The team commissioned a study called ‘The IDC InfoBrief: The State of Data Discovery and Cataloging’, based on a comprehensive survey of over 400 people performing data functions across North America and Europe.
Despite massive growth in data analytics demand globally, this new study shows that there is still work to be done for organisations to get the most of their data assets and infrastructures, particularly when it comes to data discovery and cataloguing.
Data professionals are spending more time governing, searching and preparing data than they are on extracting business value.
Data professionals spend 60 per cent of their time getting to insight, but just 27 per cent of that time is spent on actual analysis.
Instead, 37 per cent of that ‘getting to insight’ time is spent searching for data and 36 per cent of that time is spent preparing data.
These data workers waste 30 per cent of their time – on average 14 hours per week – because they cannot find, protect or prepare data.
They waste another 20 per cent of their time – 10 hours per week – building information assets that already exist.
In total, they lose 50 per cent of their time every week on unsuccessful activities or repeating efforts.
Even though data discovery and integrity is important for business, 30 to 50 per cent of organisations say they are not where they want to be.
The inefficiencies of data intelligence and knowledge is costing U.S. organisations $1.7m per year for every 100 employees, and European organisations €1.1m per year for every 100 employees.
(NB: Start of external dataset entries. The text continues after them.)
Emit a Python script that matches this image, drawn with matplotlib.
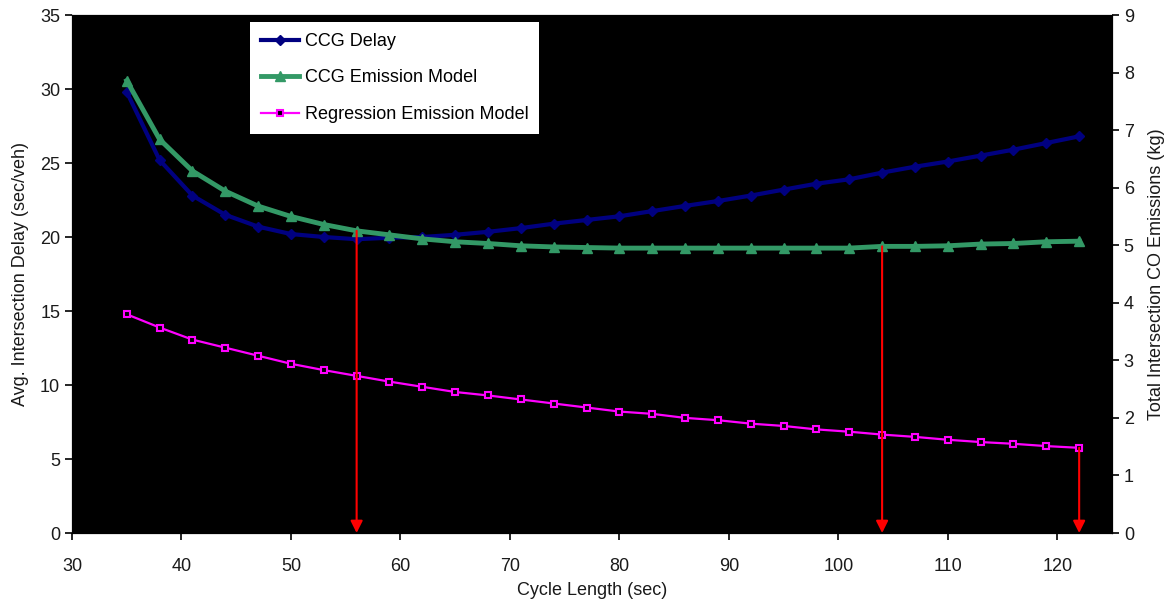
import matplotlib
matplotlib.use("Agg")
import matplotlib.pyplot as plt

plt.rcParams['font.family'] = ['Liberation Sans', 'DejaVu Sans']

cycle_length = [35, 38, 41, 44, 47, 50, 53, 56, 59, 62, 65, 68, 71, 74, 77,
                80, 83, 86, 89, 92, 95, 98, 101, 104, 107, 110, 113, 116, 119, 122]
ccg_delay = [29.8, 25.2, 22.8, 21.5, 20.7, 20.2, 20.0, 19.85, 19.95, 20.0, 20.15, 20.35,
             20.6, 20.9, 21.15, 21.4, 21.75, 22.1, 22.43, 22.8, 23.2, 23.6, 23.9, 24.35,
             24.75, 25.1, 25.5, 25.9, 26.35, 26.8]
ccg_emission = [7.86, 6.84, 6.29, 5.94, 5.68, 5.50, 5.36, 5.25, 5.18, 5.11, 5.06, 5.03,
                4.99, 4.97, 4.96, 4.95, 4.95, 4.95, 4.95, 4.95, 4.95, 4.95, 4.95, 4.98,
                4.98, 4.99, 5.02, 5.03, 5.06, 5.07]
regression_emission = [3.80, 3.57, 3.36, 3.22, 3.08, 2.94, 2.83, 2.73, 2.63, 2.54, 2.45, 2.39,
                       2.32, 2.25, 2.18, 2.11, 2.07, 2.00, 1.96, 1.90, 1.86, 1.80, 1.76, 1.71,
                       1.67, 1.62, 1.58, 1.55, 1.51, 1.48]

# arrows: (x position, which series they start from)
arrow_x = [56, 104, 122]
arrow_series = ['ccg', 'ccg', 'reg']

x_ticks = [30, 40, 50, 60, 70, 80, 90, 100, 110, 120]
left_ticks = [0, 5, 10, 15, 20, 25, 30, 35]
right_ticks = [0, 1, 2, 3, 4, 5, 6, 7, 8, 9]

fig = plt.figure(figsize=(11.73, 6.04), dpi=100)
ax = fig.add_axes([72 / 1173, 71 / 604, 1040 / 1173, 518 / 604])
ax.set_facecolor('black')
ax2 = ax.twinx()

l1, = ax.plot(cycle_length, ccg_delay, color='#000080', lw=3, marker='D', ms=5,
              markeredgecolor='#000080', markerfacecolor='#000080', label='CCG Delay')
l2, = ax2.plot(cycle_length, ccg_emission, color='#339966', lw=3.5, marker='^', ms=7,
               markeredgecolor='#339966', markerfacecolor='#339966', label='CCG Emission Model')
l3, = ax2.plot(cycle_length, regression_emission, color='#FF00FF', lw=1.6, marker='s', ms=5,
               markeredgecolor='#FF00FF', markerfacecolor='black', markeredgewidth=1.5,
               label='Regression Emission Model')

ax.set_xlim(30, 125)
ax.set_ylim(0, 35)
ax2.set_ylim(0, 9)
ax.set_xticks(x_ticks)
ax.set_yticks(left_ticks)
ax2.set_yticks(right_ticks)

for xa, s in zip(arrow_x, arrow_series):
    idx = cycle_length.index(xa)
    y0 = ccg_emission[idx] if s == 'ccg' else regression_emission[idx]
    ax2.annotate('', xy=(xa, 0), xytext=(xa, y0),
                 arrowprops=dict(arrowstyle='-|>', color='#FF0000', lw=1.5,
                                 mutation_scale=18, shrinkA=0, shrinkB=0),
                 annotation_clip=False)

for a in (ax, ax2):
    a.tick_params(axis='both', direction='out', length=5, width=1.2, labelsize=13,
                  colors='black', labelcolor='#1a1a1a')
ax.tick_params(axis='x', pad=13)

ax.set_xlabel('Cycle Length (sec)', fontsize=13, color='#1a1a1a', labelpad=5)
ax.set_ylabel('Avg. Intersection Delay (sec/veh)', fontsize=13, color='#1a1a1a', labelpad=8)
ax2.set_ylabel('Total Intersection CO Emissions (kg)', fontsize=13, color='#1a1a1a', labelpad=10)

leg = ax2.legend(handles=[l1, l2, l3], loc='upper left', bbox_to_anchor=(0.171, 0.9865),
                 fontsize=13, frameon=True, fancybox=False, framealpha=1,
                 edgecolor='white', facecolor='white', handlelength=2.1,
                 labelspacing=1.08, borderpad=0.6, handletextpad=0.35, borderaxespad=0)
leg.get_frame().set_linewidth(0)

fig.savefig('out.png', dpi=100, facecolor='white')
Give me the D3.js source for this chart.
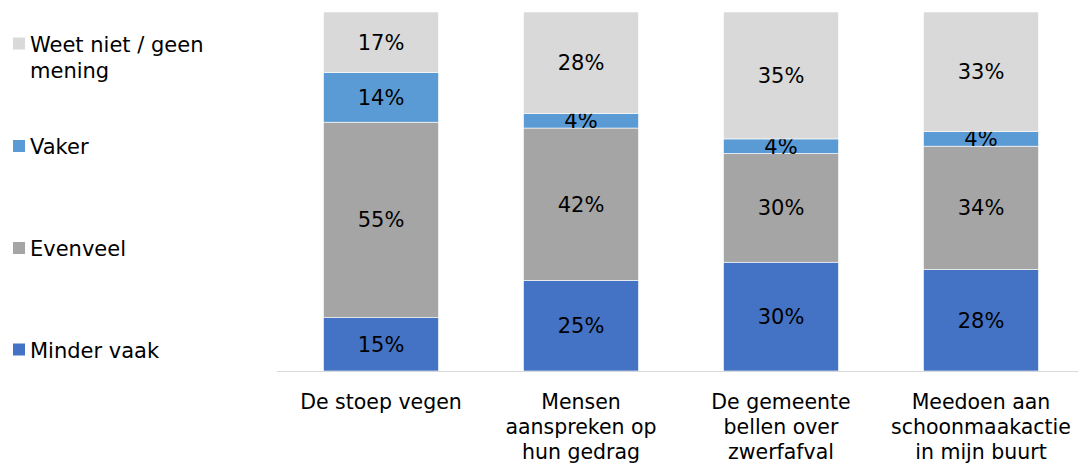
<!DOCTYPE html>
<html>
<head>
<meta charset="utf-8">
<script src="https://d3js.org/d3.v7.min.js"></script>
<style>
  body { margin: 0; background: #fff; }
  text { font-family: "DejaVu Sans", Verdana, sans-serif; fill: #000; }
</style>
</head>
<body>
<div id="viz"></div>
<script>
// categories (x axis), each label split into lines
const categories = ["De stoep vegen", "Mensen aanspreken op hun gedrag", "De gemeente bellen over zwerfafval", "Meedoen aan schoonmaakactie in mijn buurt"];
const categoryLines = [
  ["De stoep vegen"],
  ["Mensen", "aanspreken op", "hun gedrag"],
  ["De gemeente", "bellen over", "zwerfafval"],
  ["Meedoen aan", "schoonmaakactie", "in mijn buurt"]
];

// series, bottom to top
const seriesNames = ["Minder vaak", "Evenveel", "Vaker", "Weet niet / geen mening"];
const minderVaak = [15, 25, 30, 28];
const evenveel   = [55, 42, 30, 34];
const vaker      = [14, 4, 4, 4];
const weetNiet   = [17, 28, 35, 33];
const colors = ["#4472C4", "#A5A5A5", "#5B9BD5", "#D9D9D9"];

const width = 1078, height = 464;
const svg = d3.select("#viz").append("svg")
  .attr("width", width)
  .attr("height", height);

const rows = categories.map((c, i) => ({
  cat: c,
  "Minder vaak": minderVaak[i],
  "Evenveel": evenveel[i],
  "Vaker": vaker[i],
  "Weet niet / geen mening": weetNiet[i]
}));

const stack = d3.stack().keys(seriesNames).offset(d3.stackOffsetExpand);
const layers = stack(rows);

const x = d3.scaleBand().domain(categories).range([281, 1081])
  .paddingInner(0.425).paddingOuter(0.2125);
const y = d3.scaleLinear().domain([0, 1]).range([371, 12]);
const color = d3.scaleOrdinal().domain(seriesNames).range(colors);

// bars
const g = svg.append("g");
layers.forEach(layer => {
  g.selectAll(null)
    .data(layer)
    .join("rect")
    .attr("x", d => x(d.data.cat))
    .attr("width", x.bandwidth())
    .attr("y", d => y(d[1]))
    .attr("height", d => y(d[0]) - y(d[1]))
    .attr("fill", color(layer.key))
    .attr("stroke", "#fff")
    .attr("stroke-width", 0.6);

  g.selectAll(null)
    .data(layer)
    .join("text")
    .attr("x", d => x(d.data.cat) + x.bandwidth() / 2)
    .attr("y", d => (y(d[0]) + y(d[1])) / 2)
    .attr("dy", "0.36em")
    .attr("text-anchor", "middle")
    .style("font-size", "21px")
    .text(d => d.data[layer.key] + "%");
});

// axis line
svg.append("line")
  .attr("x1", 277).attr("x2", 1078)
  .attr("y1", 371.5).attr("y2", 371.5)
  .attr("stroke", "#d9d9d9")
  .attr("stroke-width", 1);

// category labels
categories.forEach((c, i) => {
  const t = svg.append("text")
    .attr("text-anchor", "middle")
    .style("font-size", "20.5px");
  categoryLines[i].forEach((line, j) => {
    t.append("tspan")
      .attr("x", x(c) + x.bandwidth() / 2)
      .attr("y", 409 + j * 25)
      .text(line);
  });
});

// legend (top to bottom)
const legendItems = [
  { name: "Weet niet / geen mening", lines: ["Weet niet / geen", "mening"], y: 43.5 },
  { name: "Vaker", lines: ["Vaker"], y: 146 },
  { name: "Evenveel", lines: ["Evenveel"], y: 248 },
  { name: "Minder vaak", lines: ["Minder vaak"], y: 349.5 }
];
const legend = svg.append("g");
legendItems.forEach(item => {
  legend.append("rect")
    .attr("x", 13).attr("y", item.y - 6)
    .attr("width", 12).attr("height", 12)
    .attr("fill", color(item.name));
  const t = legend.append("text").style("font-size", "21px");
  item.lines.forEach((line, j) => {
    t.append("tspan")
      .attr("x", 30)
      .attr("y", item.y + 8 + j * 26)
      .text(line);
  });
});
</script>
</body>
</html>
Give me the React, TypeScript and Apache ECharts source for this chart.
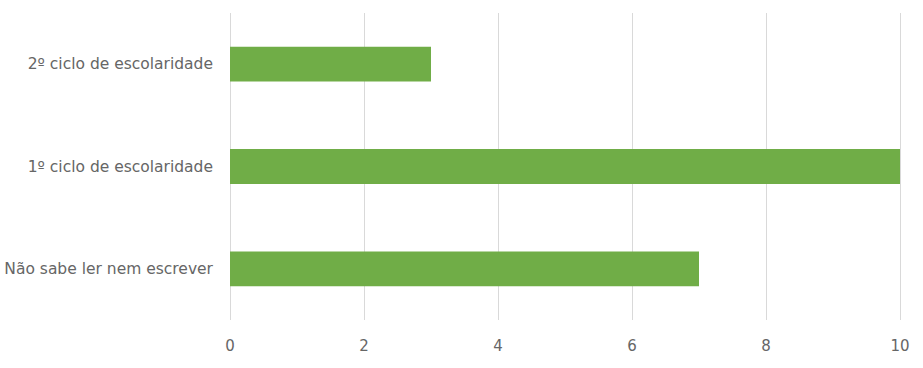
import React, { useEffect, useRef } from "react";
import * as echarts from "echarts";

const categories = ["Não sabe ler nem escrever", "1º ciclo de escolaridade", "2º ciclo de escolaridade"];
const values = [7, 10, 3];
const xTicks = [0, 2, 4, 6, 8, 10];

export default function App() {
  const ref = useRef<HTMLDivElement>(null);
  useEffect(() => {
    document.body.style.margin = "0";
    const chart = echarts.init(ref.current!, undefined, { renderer: "svg" });
    chart.setOption({
      animation: false,
      backgroundColor: "#ffffff",
      grid: { left: 230, right: 23, top: 13, bottom: 48, containLabel: false, outerBoundsMode: "none" },
      xAxis: {
        type: "value",
        min: xTicks[0],
        max: xTicks[xTicks.length - 1],
        interval: 2,
        axisLine: { show: false },
        axisTick: { show: false },
        axisLabel: { color: "#666666", fontSize: 15, fontFamily: "DejaVu Sans", margin: 18 },
        splitLine: { show: true, lineStyle: { color: "#d9d9d9", width: 1 } },
      },
      yAxis: {
        type: "category",
        data: categories,
        axisLine: { show: false },
        axisTick: { show: false },
        axisLabel: { color: "#666666", fontSize: 15.5, fontFamily: "DejaVu Sans", margin: 17 },
      },
      series: [
        {
          type: "bar",
          data: values,
          barWidth: "34%",
          itemStyle: { color: "#70ad47" },
        },
      ],
    });
    return () => chart.dispose();
  }, []);
  return <div ref={ref} style={{ width: 923, height: 368 }} />;
}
“It is evident that many professionals are not aware of what resources are available within data assets like data lakes, how to access the data, where it came from, or how to glean trusted insights,” said Langley Eide, chief strategy officer at Alteryx.
“Unless organisations make changes to their infrastructure now, and close the gaps on data discovery, integrity and cataloguing, processes will only become more inefficient as data volume and variety continues to grow.”
Stewart Bond, director of data integration and integrity software research at IDC said: “Data discovery is important to all aspects of business, from operations efficiency to compliance to risk reduction, revenue growth and beyond.
“Knowledge of how, where and why data is used, by whom, and what information already exists will help data professionals refrain from repeating efforts, increase personal productivity and free-up time for more advanced analytics.”